Amid last month's controversy of two girls in Mumbai getting arrested over a Facebook post, a news item concerning a Madras High Court ruling went unnoticed.

Amid last month's controversy of two girls in Mumbai getting arrested over a Facebook post, a news item concerning a Madras High Court ruling went unnoticed—a pity as it had equally devastating potential consequences.It also represents the ‘behind-the-scenes’ underlying malaise that connects the Facebook/Twitter arrests, the recent Google Transparency Report and the various copyright infringement cases leading to the several illegal episodes of banning websites over the past one year.

The Madras High Court observation in question, was regarding the problem of copyright infringement in the domestic movie industry and the role that Internet Service Providers (ISPs) such as Airtel and BSNL play in the mess. A little history though first. A sadistic comedy of errors took place after the producers of the Tamil movie ‘3’ lodged a suit with the Madras High Court seeking relief, earlier this year.

The production company had filed for a ‘John Doe’ order (against unknown persons) to crack down on online piracy following the release of the movie ‘3’. The Court ordered the ISPs to come down heavily on infringing content. Despite clarification that only specific infringing URLs should be blocked –several legitimate video-sharing websites were fully banned on-and-off over the course of several months.

Coming back to Monday, the Court, in reply to an application filed by ISPs asking to not be held responsible for copyright infringing content on the Web, said: “Internet service providers have an obligation not to allow infringement to take place by using their services.” An extension of this also means that ISPs will be held liable for infringing content – a SOPA-esque move.
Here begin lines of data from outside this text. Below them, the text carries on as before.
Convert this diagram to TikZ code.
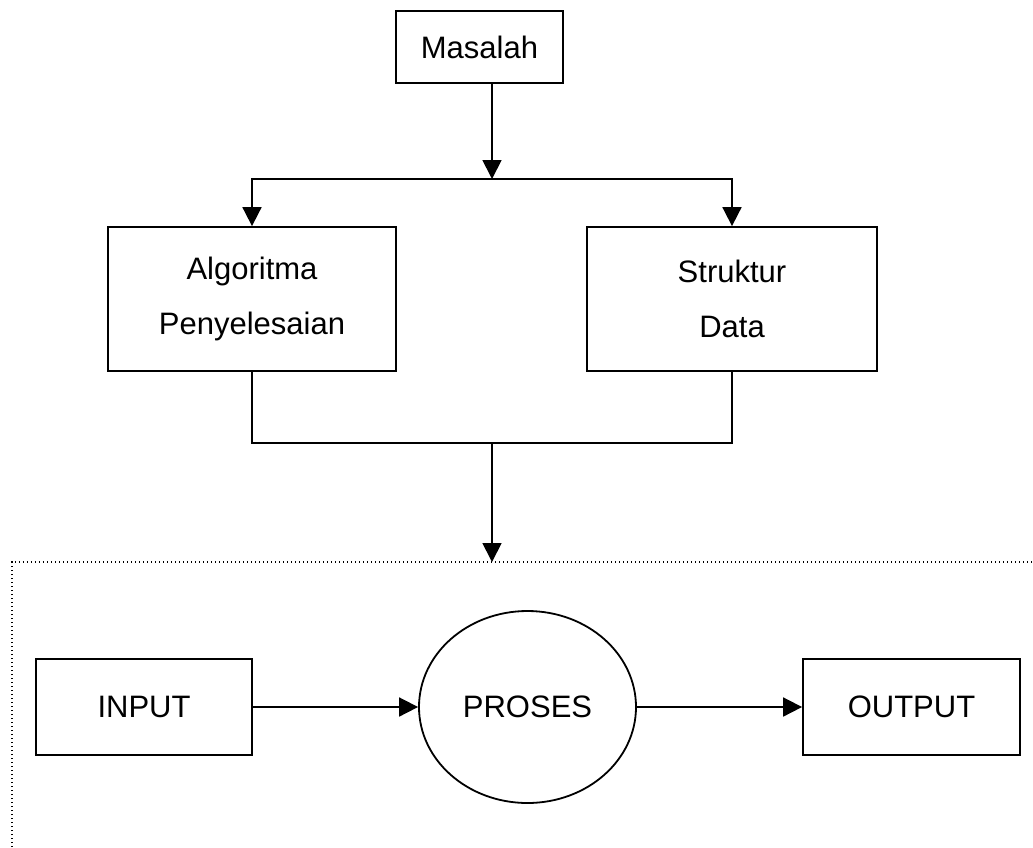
\documentclass[tikz,border=0pt]{standalone}
\usepackage{fontspec}
\setmainfont{Liberation Sans}
\usetikzlibrary{arrows.meta,shapes.geometric}
\begin{document}
\begin{tikzpicture}[x=1pt,y=-1pt,
  line width=1.8pt,
  every node/.style={font=\fontsize{31}{55}\selectfont, inner sep=0pt},
  box/.style={draw, rectangle, align=center},
  arr/.style={-{Triangle[length=19pt,width=19pt]}},
  dotline/.style={line width=1.2pt, dash pattern=on 1.2pt off 2.8pt}
]
\useasboundingbox (0,0) rectangle (1033,847);
\fill[white] (0,0) rectangle (1033,847);

\node[box, minimum width=167pt, minimum height=72pt] (masalah) at (479.5,47) {Masalah};
\node[box, minimum width=288pt, minimum height=144pt] (algo) at (252,299) {Algoritma\\Penyelesaian};
\node[box, minimum width=290pt, minimum height=144pt] (struk) at (732,299) {Struktur\\Data};

\node[box, minimum width=216pt, minimum height=96pt] (input) at (144,707) {INPUT};
\node[draw, ellipse, minimum width=217pt, minimum height=192pt] (proses) at (527.5,707) {PROSES};
\node[box, minimum width=217pt, minimum height=96pt] (output) at (911.5,707) {OUTPUT};

\coordinate (split) at (492,179);
\coordinate (merge) at (492,443);
\coordinate (dtop) at (492,562);
\coordinate (dl) at (12,847);
\coordinate (dc) at (12,562);
\coordinate (dr) at (1033,562);

\draw[arr] (masalah.south -| split) -- (split);
\draw[arr] (split) -| (algo.north);
\draw[arr] (split) -| (struk.north);

\draw (algo.south) |- (merge) -| (struk.south);
\draw[arr] (merge) -- (dtop);

\draw[dotline] (dl) -- (dc) -- (dr);

\draw[arr] (input.east) -- (proses.west);
\draw[arr] (proses.east) -- (output.west);
\end{tikzpicture}
\end{document}
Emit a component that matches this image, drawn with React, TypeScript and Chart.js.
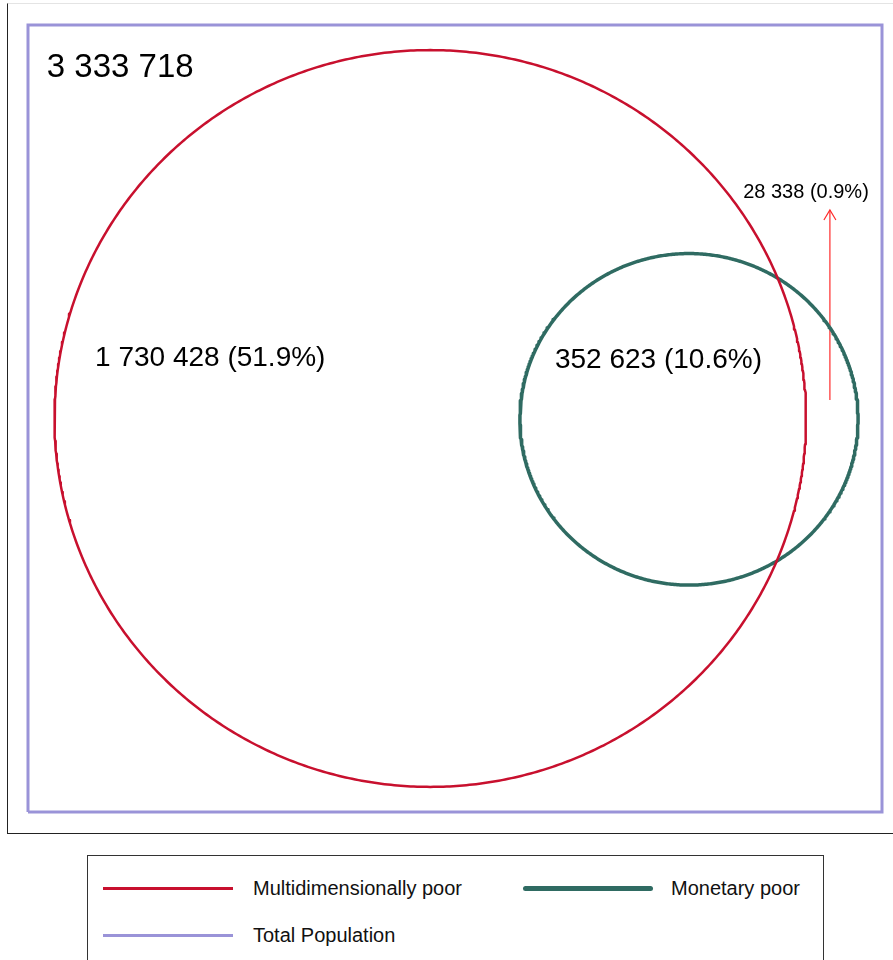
import React, { useEffect, useRef } from "react";
import { Chart, registerables } from "chart.js";

Chart.register(...registerables);

// Series (legend order)
const SERIES_NAMES = ["Multidimensionally poor", "Monetary poor", "Total Population"];
const SERIES_COLORS = ["#c8102e", "#2f6b62", "#9a93d8"];
const SERIES_WIDTHS = [2.5, 3.5, 3];

// Venn geometry in data units (x: 0..100, y: 0..94)
const CIRCLE_CX = [47.1, 77.4];
const CIRCLE_CY = [47.0, 46.9];
const CIRCLE_R = [44.0, 19.8];
const POP_X = [0, 100];
const POP_Y = [0, 94];

// Region counts
const REGION_LABELS = ["3 333 718", "1 730 428 (51.9%)", "352 623 (10.6%)", "28 338 (0.9%)"];
const LABEL_X = [2.2, 7.85, 61.7, 91.1];
const LABEL_Y = [88.9, 54.2, 53.9, 74.0];
const LABEL_SIZE = [33, 28, 28, 20];
const LABEL_ALIGN = ["left", "left", "left", "center"];

// Annotation arrow for the small region
const ARROW_X = [93.9, 93.9];
const ARROW_Y = [49.2, 71.9];

const FONT = "'Liberation Sans', Arial, sans-serif";

function circlePoints(cx: number, cy: number, r: number) {
  const pts: { x: number; y: number }[] = [];
  const n = 720;
  for (let i = 0; i <= n; i++) {
    const a = Math.PI / 2 + (i / n) * Math.PI * 2;
    pts.push({ x: cx + r * Math.cos(a), y: cy + r * Math.sin(a) });
  }
  return pts;
}

const labelPlugin = {
  id: "vennLabels",
  afterDatasetsDraw(chart: any) {
    const { ctx, scales } = chart;
    const xs = scales.x;
    const ys = scales.y;
    ctx.save();
    // arrow head
    const ax = xs.getPixelForValue(ARROW_X[1]);
    const ay = ys.getPixelForValue(ARROW_Y[1]);
    ctx.strokeStyle = "#ff2a2a";
    ctx.lineWidth = 1.2;
    ctx.beginPath();
    ctx.moveTo(ax - 6, ay + 10);
    ctx.lineTo(ax, ay);
    ctx.lineTo(ax + 6, ay + 10);
    ctx.stroke();
    // text labels
    ctx.fillStyle = "#000";
    ctx.textBaseline = "middle";
    REGION_LABELS.forEach((t, i) => {
      ctx.font = `${LABEL_SIZE[i]}px ${FONT}`;
      ctx.textAlign = LABEL_ALIGN[i];
      ctx.fillText(t, xs.getPixelForValue(LABEL_X[i]), ys.getPixelForValue(LABEL_Y[i]));
    });
    ctx.restore();
  },
};

export default function App() {
  const ref = useRef<HTMLCanvasElement | null>(null);

  useEffect(() => {
    if (!ref.current) return;
    const datasets: any[] = [];
    CIRCLE_CX.forEach((cx, i) => {
      datasets.push({
        label: SERIES_NAMES[i],
        data: circlePoints(cx, CIRCLE_CY[i], CIRCLE_R[i]),
        showLine: true,
        borderColor: SERIES_COLORS[i],
        borderWidth: SERIES_WIDTHS[i],
        borderJoinStyle: "round",
        pointRadius: 0,
        fill: false,
        clip: false,
        tension: 0,
      });
    });
    datasets.push({
      label: SERIES_NAMES[2],
      data: [
        { x: POP_X[0], y: POP_Y[0] },
        { x: POP_X[1], y: POP_Y[0] },
        { x: POP_X[1], y: POP_Y[1] },
        { x: POP_X[0], y: POP_Y[1] },
        { x: POP_X[0], y: POP_Y[0] },
      ],
      showLine: true,
      borderColor: SERIES_COLORS[2],
      borderWidth: SERIES_WIDTHS[2],
      pointRadius: 0,
      fill: false,
      clip: false,
      borderJoinStyle: "miter",
    });
    datasets.push({
      label: "arrow",
      data: [
        { x: ARROW_X[0], y: ARROW_Y[0] },
        { x: ARROW_X[1], y: ARROW_Y[1] },
      ],
      showLine: true,
      borderColor: "#ff2a2a",
      borderWidth: 1.2,
      pointRadius: 0,
      fill: false,
      clip: false,
    });

    const chart = new Chart(ref.current, {
      type: "scatter",
      data: { datasets },
      options: {
        animation: false,
        responsive: false,
        events: [],
        layout: { padding: { left: 20, top: 21, right: 11, bottom: 21 } },
        scales: {
          x: { type: "linear", min: POP_X[0], max: POP_X[1], display: false },
          y: { type: "linear", min: POP_Y[0], max: POP_Y[1], display: false },
        },
        plugins: { legend: { display: false }, tooltip: { enabled: false } },
      },
      plugins: [labelPlugin],
    });
    return () => chart.destroy();
  }, []);

  const legendRows = [
    { i: 0, left: 15, top: 32 },
    { i: 1, left: 435, top: 32 },
    { i: 2, left: 15, top: 79 },
  ];
  const textLeft = [165, 583, 165];

  return (
    <div>
      <div
        style={{
          position: "absolute",
          left: 7,
          top: 3,
          width: 900,
          height: 829,
          borderLeft: "1px solid #222",
          borderBottom: "1px solid #222",
          borderTop: "1px solid #e4e4e4",
        }}
      >
        <canvas ref={ref} width={885} height={829} style={{ display: "block", width: 885, height: 829 }} />
      </div>
      <div
        style={{
          position: "absolute",
          left: 87,
          top: 855,
          width: 737,
          height: 130,
          boxSizing: "border-box",
          border: "1px solid #333",
          fontFamily: FONT,
          fontSize: 20,
          color: "#111",
        }}
      >
        {legendRows.map((r, k) => (
          <React.Fragment key={k}>
            <div
              style={{
                position: "absolute",
                left: r.left,
                top: r.top - SERIES_WIDTHS[r.i] / 2,
                width: 130,
                height: SERIES_WIDTHS[r.i] + (r.i === 1 ? 1 : 0.5),
                background: SERIES_COLORS[r.i],
                borderRadius: r.i === 1 ? 3 : 0,
              }}
            />
            <div
              style={{
                position: "absolute",
                left: textLeft[k],
                top: r.top - 13,
                lineHeight: "26px",
                whiteSpace: "nowrap",
              }}
            >
              {SERIES_NAMES[r.i]}
            </div>
          </React.Fragment>
        ))}
      </div>
    </div>
  );
}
The statements of Justice K Chandru, the above quote is his, who also subsequently dismissed the ISPs’ application, reveal a misguided comprehension of the nature of technology and the Internet as well as a distortion of logic when it comes to law enforcement on the Web. Unfortunately, these shortcomings are not limited to the judiciary, but are indeed found in lawmakers as well. What they seem unable to understand that is that possession and production of copyright infringing material is a crime, everywhere. So is child pornography or any other illicit material that politicians claim the Internet needs scourging from. If a citizen has knowledge of infringing content or child pornography being produced or distributed somewhere, then they have a duty to report it to the police. When ISPs design communication infrastructure, this should be taken into account in the same way it is considered in other industries.

Should Hyundai or Maruti Suzuki or any other car-maker wonder what would happen if their vehicles were used to transport bootlegged DVDs? Are Nikon or Canon forced by court order to build detection and tracking of potential child-pornographic images into their hardware? Do we, as a society, record the names, dates and times when each person enters and leaves a room, just in case we learn that child-pornography was made in that room at a certain date or time? No, we do not.

The network, be it cars, airplanes or the Internet, does not need to take any specific measures based on type of traffic. It should be content-agnostic, acting as a common carrier for any data. If and when a crime occurs, our society should deal with it the same way one deals with any other crime at any other place or time.

Why then does the honourable Justice Chandru believe that Airtel or MTNL should be saddled with a pre-emptive policing role? It is no different than the Indian Government dragging Facebook and Google to the Supreme Court (last December), asking them to implement a pre-filtering system to prevent ‘hateful content’ from getting out. The macabre part of this, which would seem humorous if citizens did not have to suffer for it, is that the content-filtering system lawmakers and the judiciary are asking for is technologically impossible. To be able to accurately and automatically filter content, the software would be required to make human judgments. In other words the software would have to be a type of artificial intelligence which at present exists only in the realm of science-fiction.

Our government seems puzzled by this. “Why is this not possible, it would make things simple,” they think. You can see it in the growing number of requests for content removal in Google’s latest transparency report. You can see it in the arrests of people who spoke out on social media, arrests which were sanctioned by Section 66A of the IT Act.

It is seen when crackdown of copyright infringement through the due course of law is not enough for movie production houses, leading the High Courts to shut down websites despite safe-harbour provision clauses for intermediaries.

What then does this mean for the state of Internet governance in general? Our government wishes to push for a multi-stakeholder model. The Indian government and judiciary has proven to be a singularly inept in understanding the technology surrounding the Internet, no doubt influenced by mass-market movies where anything is possible with the push of a button or the click of a mouse. The real world is slightly different, with freedom of speech being the first victim.